The Political Response Gap

Conservatives argue that private equity provides necessary capital allocation and corporate restructuring, claiming these firms save more jobs than they destroy. This narrative ignores the fundamental asymmetry: private equity profits are privatized while losses are socialized through pension guarantees, unemployment insurance, and community economic disruption. The "creative destruction" defense also fails to explain why management fees continue regardless of performance outcomes.

Progressive lawmakers like Elizabeth Warren and Sherrod Brown have proposed legislation requiring private equity firms to accept liability for portfolio company pensions and limiting fee extraction from debt-laden companies. The Stop Wall Street Looting Act would fundamentally restructure private equity incentives by making fund managers liable for portfolio company debts and eliminating the carried interest tax advantage.

A Solvable Crisis

This isn't an inevitable feature of modern capitalism—it's the result of specific policy choices that can be reversed. Congress could strengthen ERISA to prevent pension underfunding in leveraged buyouts, eliminate carried interest tax preferences, and require private equity transparency in fee disclosure. The Securities and Exchange Commission could mandate clearer conflict-of-interest disclosures when pension funds invest in private equity.
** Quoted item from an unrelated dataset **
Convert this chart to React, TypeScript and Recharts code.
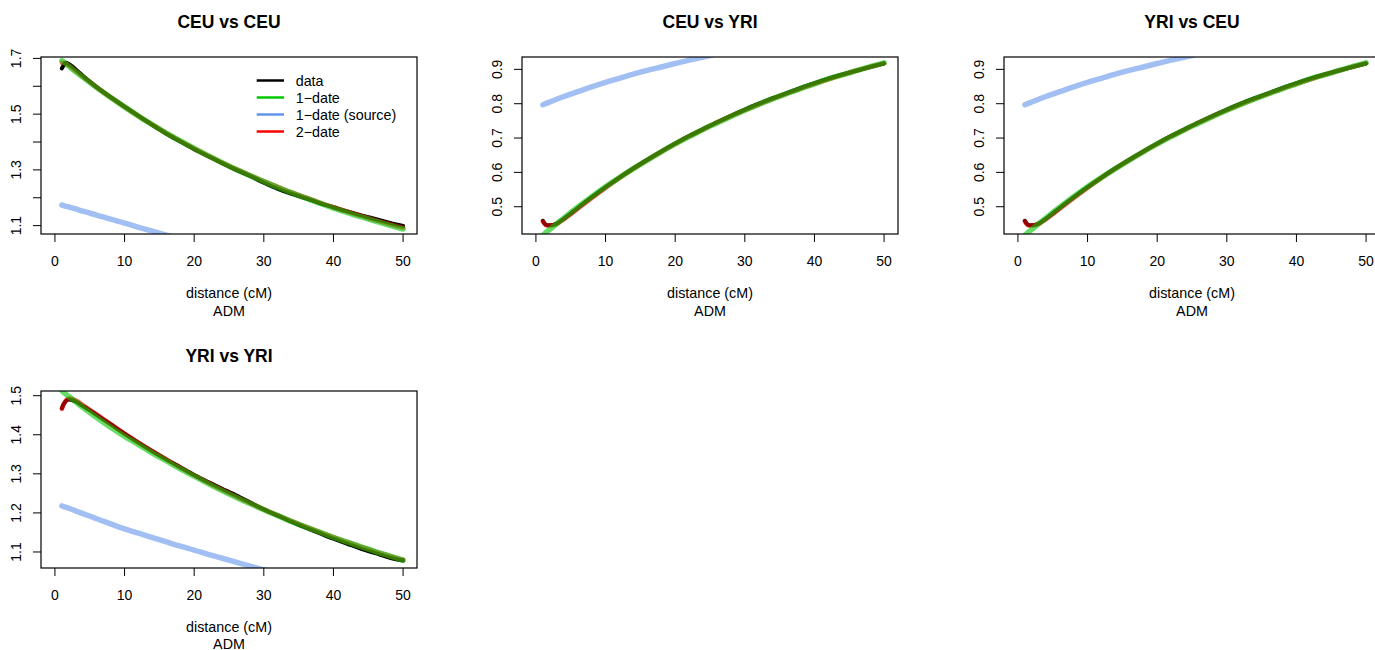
import React from 'react';
import { LineChart, Line, XAxis, YAxis } from 'recharts';

const FONT = '"Liberation Sans", Arial, Helvetica, sans-serif';

// shared x positions (distance in cM)
const distanceCm = [1, 1.25, 1.5, 2, 3, 4, 5, 6, 8, 10, 12, 14, 16, 18, 20, 22, 24, 26, 28, 30, 32, 34, 36, 38, 40, 42, 44, 46, 48, 50];
const xTicks = [0, 10, 20, 30, 40, 50];

// CEU vs CEU
const ceuCeuData = [1.664, 1.676, 1.684, 1.680, 1.660, 1.638, 1.617, 1.597, 1.561, 1.527, 1.494, 1.461, 1.430, 1.402, 1.374, 1.349, 1.324, 1.300, 1.278, 1.254, 1.232, 1.214, 1.198, 1.181, 1.166, 1.151, 1.137, 1.124, 1.111, 1.099];
const ceuCeuTwoDate = [1.684, 1.684, 1.682, 1.674, 1.654, 1.634, 1.615, 1.596, 1.560, 1.526, 1.493, 1.462, 1.432, 1.404, 1.377, 1.351, 1.326, 1.303, 1.281, 1.259, 1.239, 1.219, 1.201, 1.183, 1.166, 1.150, 1.135, 1.120, 1.106, 1.093];
const ceuCeuOneDate = [1.692, 1.687, 1.682, 1.672, 1.652, 1.633, 1.614, 1.595, 1.560, 1.526, 1.493, 1.462, 1.432, 1.404, 1.377, 1.351, 1.326, 1.302, 1.280, 1.258, 1.237, 1.218, 1.199, 1.181, 1.163, 1.147, 1.131, 1.116, 1.102, 1.088];
const ceuCeuSource = [1.174, 1.172, 1.170, 1.167, 1.160, 1.152, 1.145, 1.138, 1.123, 1.109, 1.094, 1.080, 1.066, 1.052, 1.038, 1.025, 1.012, 0.999, 0.986, 0.974, 0.962, 0.950, 0.938, 0.927, 0.916, 0.905, 0.894, 0.884, 0.874, 0.864];

// CEU vs YRI (YRI vs CEU is drawn from the same values)
const ceuYriData = [0.459, 0.451, 0.447, 0.446, 0.451, 0.465, 0.480, 0.496, 0.527, 0.557, 0.585, 0.612, 0.637, 0.661, 0.684, 0.706, 0.726, 0.746, 0.765, 0.783, 0.800, 0.816, 0.831, 0.846, 0.860, 0.873, 0.885, 0.896, 0.907, 0.917];
const ceuYriTwoDate = [0.457, 0.450, 0.446, 0.445, 0.450, 0.463, 0.478, 0.494, 0.525, 0.555, 0.584, 0.611, 0.636, 0.660, 0.683, 0.705, 0.725, 0.745, 0.764, 0.781, 0.798, 0.814, 0.829, 0.844, 0.858, 0.871, 0.884, 0.896, 0.907, 0.918];
const ceuYriOneDate = [0.417, 0.421, 0.426, 0.434, 0.451, 0.467, 0.483, 0.499, 0.529, 0.558, 0.585, 0.611, 0.636, 0.660, 0.683, 0.704, 0.725, 0.744, 0.763, 0.781, 0.798, 0.814, 0.829, 0.844, 0.858, 0.872, 0.884, 0.896, 0.908, 0.919];
const ceuYriSource = [0.797, 0.799, 0.801, 0.805, 0.813, 0.821, 0.828, 0.835, 0.849, 0.862, 0.874, 0.886, 0.897, 0.907, 0.917, 0.927, 0.936, 0.945, 0.953, 0.961, 0.969, 0.976, 0.983, 0.990, 0.996, 1.002, 1.008, 1.013, 1.018, 1.023];

// YRI vs YRI
const yriYriData = [1.468, 1.478, 1.485, 1.490, 1.485, 1.474, 1.463, 1.451, 1.427, 1.403, 1.380, 1.358, 1.337, 1.317, 1.297, 1.279, 1.262, 1.245, 1.227, 1.209, 1.193, 1.177, 1.162, 1.148, 1.134, 1.121, 1.108, 1.097, 1.086, 1.078];
const yriYriTwoDate = [1.466, 1.478, 1.486, 1.493, 1.488, 1.476, 1.464, 1.452, 1.427, 1.403, 1.380, 1.358, 1.337, 1.316, 1.296, 1.277, 1.259, 1.242, 1.225, 1.209, 1.194, 1.179, 1.165, 1.151, 1.138, 1.125, 1.113, 1.101, 1.090, 1.080];
const yriYriOneDate = [1.513, 1.509, 1.505, 1.498, 1.484, 1.470, 1.457, 1.444, 1.419, 1.396, 1.375, 1.353, 1.333, 1.313, 1.294, 1.275, 1.257, 1.240, 1.224, 1.208, 1.193, 1.178, 1.164, 1.151, 1.137, 1.125, 1.113, 1.101, 1.090, 1.079];
const yriYriSource = [1.218, 1.216, 1.215, 1.212, 1.205, 1.198, 1.192, 1.185, 1.172, 1.159, 1.148, 1.137, 1.126, 1.115, 1.105, 1.094, 1.084, 1.074, 1.064, 1.054, 1.045, 1.036, 1.027, 1.019, 1.011, 1.003, 0.995, 0.988, 0.981, 0.974];

// y ticks and their labels
const ceuCeuYTicks = [1.1, 1.2, 1.3, 1.4, 1.5, 1.6, 1.7];
const ceuCeuYLabels = ['1.1', '', '1.3', '', '1.5', '', '1.7'];
const ceuYriYTicks = [0.5, 0.6, 0.7, 0.8, 0.9];
const ceuYriYLabels = ['0.5', '0.6', '0.7', '0.8', '0.9'];
const yriYriYTicks = [1.1, 1.2, 1.3, 1.4, 1.5];
const yriYriYLabels = ['1.1', '1.2', '1.3', '1.4', '1.5'];

const legendNames = ['data', '1\u2212date', '1\u2212date (source)', '2\u2212date'];
const legendColors = ['#000000', '#00C800', '#6495ED', '#FF0000'];

const BOX_W = 376;
const BOX_H = 177;
const ML = 50;
const MT = 10;
const MR = 10;
const MB = 40;

type Series = { data: number[]; one: number[]; source: number[]; two: number[] };

type PanelDef = {
  title: string;
  left: number;
  top: number;
  series: Series;
  yDomain: [number, number];
  yTicks: number[];
  yLabels: string[];
  legend?: boolean;
  admY: number;
};

const panels: PanelDef[] = [
  {
    title: 'CEU vs CEU', left: 41, top: 57,
    series: { data: ceuCeuData, one: ceuCeuOneDate, source: ceuCeuSource, two: ceuCeuTwoDate },
    yDomain: [1.07, 1.705], yTicks: ceuCeuYTicks, yLabels: ceuCeuYLabels, legend: true, admY: 82,
  },
  {
    title: 'CEU vs YRI', left: 522, top: 57,
    series: { data: ceuYriData, one: ceuYriOneDate, source: ceuYriSource, two: ceuYriTwoDate },
    yDomain: [0.4206, 0.936], yTicks: ceuYriYTicks, yLabels: ceuYriYLabels, admY: 82,
  },
  {
    title: 'YRI vs CEU', left: 1004, top: 57,
    series: { data: ceuYriData, one: ceuYriOneDate, source: ceuYriSource, two: ceuYriTwoDate },
    yDomain: [0.4206, 0.936], yTicks: ceuYriYTicks, yLabels: ceuYriYLabels, admY: 82,
  },
  {
    title: 'YRI vs YRI', left: 41, top: 391,
    series: { data: yriYriData, one: yriYriOneDate, source: yriYriSource, two: yriYriTwoDate },
    yDomain: [1.059, 1.512], yTicks: yriYriYTicks, yLabels: yriYriYLabels, admY: 80.5,
  },
];

function makeYTick(ticks: number[], labels: string[]) {
  return (props: any) => {
    const { y, payload } = props;
    const idx = ticks.findIndex((t) => Math.abs(t - payload.value) < 1e-9);
    const label = idx >= 0 ? labels[idx] : '';
    if (!label) return <g />;
    const bx = ML - 20;
    return (
      <text
        x={bx}
        y={y}
        transform={`rotate(-90, ${bx}, ${y})`}
        textAnchor="middle"
        fill="#000"
        fontSize={14}
        fontFamily={FONT}
      >
        {label}
      </text>
    );
  };
}

function Panel({ p }: { p: PanelDef }) {
  const rows = distanceCm.map((x, i) => ({
    x,
    data: p.series.data[i],
    one: p.series.one[i],
    source: p.series.source[i],
    two: p.series.two[i],
  }));
  const w = BOX_W + ML + MR;
  const h = BOX_H + MT + MB;
  const common = {
    dot: false as const,
    activeDot: false as const,
    isAnimationActive: false,
    type: 'monotone' as const,
    strokeLinecap: 'round' as const,
    strokeLinejoin: 'round' as const,
  };
  return (
    <div style={{ position: 'absolute', left: p.left - ML, top: p.top - MT, width: w, height: h }}>
      <LineChart width={w} height={h} data={rows} margin={{ top: MT, right: MR, bottom: 0, left: 0 }}>
        <XAxis
          dataKey="x"
          type="number"
          domain={[-2, 52]}
          ticks={xTicks}
          interval={0}
          allowDataOverflow
          axisLine={false}
          tickLine={{ stroke: '#000', strokeWidth: 1 }}
          tickSize={8}
          tickMargin={14}
          height={MB}
          tick={{ fill: '#000', fontSize: 14, fontFamily: FONT }}
        />
        <YAxis
          type="number"
          domain={p.yDomain}
          ticks={p.yTicks}
          interval={0}
          allowDataOverflow
          axisLine={false}
          tickLine={{ stroke: '#000', strokeWidth: 1 }}
          tickSize={8}
          width={ML}
          tick={makeYTick(p.yTicks, p.yLabels)}
        />
        <Line dataKey="data" stroke="#000000" strokeWidth={4} {...common} />
        <Line dataKey="two" stroke="#FF0000" strokeOpacity={0.6} strokeWidth={4.5} {...common} />
        <Line dataKey="one" stroke="#00C800" strokeOpacity={0.6} strokeWidth={5.5} {...common} />
        <Line dataKey="source" stroke="#6495ED" strokeOpacity={0.6} strokeWidth={5.5} {...common} />
      </LineChart>
    </div>
  );
}

function Overlay() {
  return (
    <svg
      width={1375}
      height={650}
      style={{ position: 'absolute', left: 0, top: 0, pointerEvents: 'none' }}
    >
      {panels.map((p) => (
        <g key={p.title}>
          <rect
            x={p.left}
            y={p.top}
            width={BOX_W}
            height={BOX_H}
            fill="none"
            stroke="#000"
            strokeWidth={1.2}
          />
          <text
            x={p.left + BOX_W / 2}
            y={p.top - 28.7}
            textAnchor="middle"
            fontFamily={FONT}
            fontWeight="bold"
            fontSize={17.5}
            fill="#000"
          >
            {p.title}
          </text>
          <text
            x={p.left + BOX_W / 2}
            y={p.top + BOX_H + 64}
            textAnchor="middle"
            fontFamily={FONT}
            fontSize={14.3}
            fill="#000"
          >
            distance (cM)
          </text>
          <text
            x={p.left + BOX_W / 2}
            y={p.top + BOX_H + p.admY}
            textAnchor="middle"
            fontFamily={FONT}
            fontSize={14.3}
            fill="#000"
          >
            ADM
          </text>
          {p.legend &&
            legendNames.map((name, i) => (
              <g key={name}>
                <line
                  x1={256.7}
                  x2={284}
                  y1={80.5 + i * 17}
                  y2={80.5 + i * 17}
                  stroke={legendColors[i]}
                  strokeWidth={2.5}
                />
                <text
                  x={295.7}
                  y={80.5 + i * 17 + 5.3}
                  fontFamily={FONT}
                  fontSize={14.3}
                  fill="#000"
                >
                  {name}
                </text>
              </g>
            ))}
        </g>
      ))}
    </svg>
  );
}

export default function App() {
  return (
    <div
      style={{
        position: 'absolute',
        left: 0,
        top: 0,
        width: 1375,
        height: 650,
        overflow: 'hidden',
        background: '#fff',
      }}
    >
      {panels.map((p) => (
        <Panel key={p.title} p={p} />
      ))}
      <Overlay />
    </div>
  );
}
The Biden administration has taken modest steps, with new Department of Labor guidance on pension fund private equity investments and SEC scrutiny of fee structures. But comprehensive reform requires Congressional action and political will to prioritize worker retirement security over Wall Street profits.

Beyond Individual Tragedy

The private equity pension crisis represents a broader question about American economic priorities: whether we'll continue allowing financial engineering to extract wealth from productive enterprises and worker retirement security, or whether we'll restructure these relationships to serve broader social purposes. Every Sears worker who lost their pension, every Toys R Us employee who received no severance, represents a policy choice—not an economic inevitability.
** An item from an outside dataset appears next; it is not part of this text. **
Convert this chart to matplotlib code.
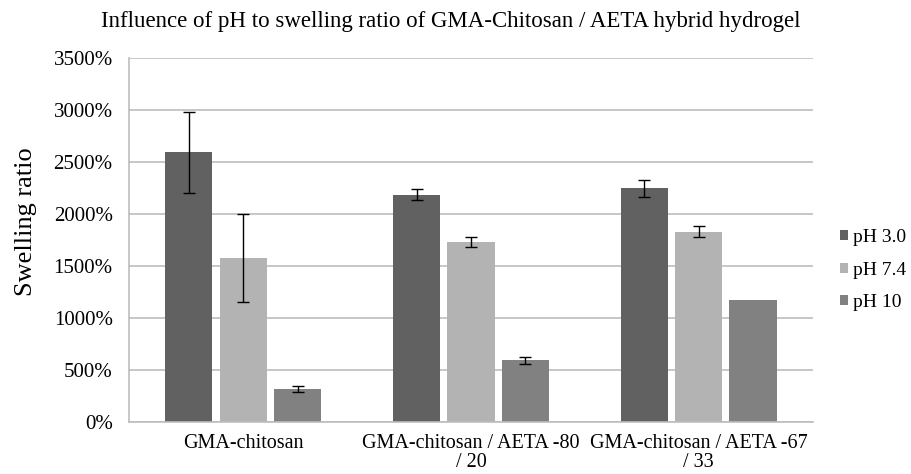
import numpy as np
import matplotlib
matplotlib.use("Agg")
import matplotlib.pyplot as plt
from matplotlib.ticker import FuncFormatter

plt.rcParams["font.family"] = ["Liberation Serif", "DejaVu Serif"]

# data
categories = ["GMA-chitosan", "GMA-chitosan / AETA -80\n/ 20", "GMA-chitosan / AETA -67\n/ 33"]
series = ["pH 3.0", "pH 7.4", "pH 10"]
ph30 = [2590, 2185, 2245]
ph74 = [1575, 1730, 1830]
ph10 = [315, 590, 1170]
err30 = [385, 50, 85]
err74 = [420, 50, 50]
err10 = [32, 35, 0]
colors = ["#616161", "#b3b3b3", "#818181"]

fig = plt.figure(figsize=(9.11, 4.74), dpi=100)
ax = fig.add_axes([0.142, 0.110, 0.750, 0.768])

x = np.arange(len(categories))
width = 0.208
step = 0.239
for i, (vals, errs) in enumerate([(ph30, err30), (ph74, err74), (ph10, err10)]):
    ax.bar(x + (i - 1) * step, vals, width, color=colors[i], label=series[i], zorder=2)
    e = np.array(errs)
    mask = e > 0
    ax.errorbar((x + (i - 1) * step)[mask], np.array(vals)[mask], yerr=e[mask],
                fmt="none", ecolor="black", elinewidth=1, capsize=4, capthick=1, zorder=3)

ax.set_xlim(-0.5, 2.5)
ax.set_ylim(0, 3500)
ax.set_yticks(np.arange(0, 3501, 500))
ax.yaxis.set_major_formatter(FuncFormatter(lambda v, p: f"{int(v)}%"))
ax.set_xticks(x)
ax.set_xticklabels(categories, fontsize=14.5, linespacing=0.95)
ax.tick_params(axis="y", labelsize=15, length=0, pad=12)
ax.tick_params(axis="x", length=0, pad=9)
ax.grid(axis="y", color="#bdbdbd", linewidth=1.2, zorder=0)
ax.set_axisbelow(True)
for s in ["top", "right"]:
    ax.spines[s].set_visible(False)
for s in ["left", "bottom"]:
    ax.spines[s].set_color("#bdbdbd")
    ax.spines[s].set_linewidth(1.2)

ax.set_ylabel("Swelling ratio", fontsize=19)
ax.yaxis.set_label_coords(-0.135, 0.549)
fig.suptitle("Influence of pH to swelling ratio of GMA-Chitosan / AETA hybrid hydrogel",
             fontsize=16.5, x=0.495, y=0.976)

ax.legend(loc="center left", bbox_to_anchor=(1.028, 0.417), frameon=False, fontsize=14,
          handlelength=0.42, handleheight=0.42, handletextpad=0.26, labelspacing=0.8,
          borderaxespad=0)

fig.savefig("out.png", dpi=100)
The solution requires recognizing that retirement security is a public good that shouldn't be subordinated to private equity profit maximization, and that the regulatory framework enabling this extraction serves no legitimate social purpose beyond enriching a narrow class of financial intermediaries.

American workers deserve retirement security that doesn't depend on whether their employer becomes a target for financial strip-mining—and Congress has the power to guarantee it.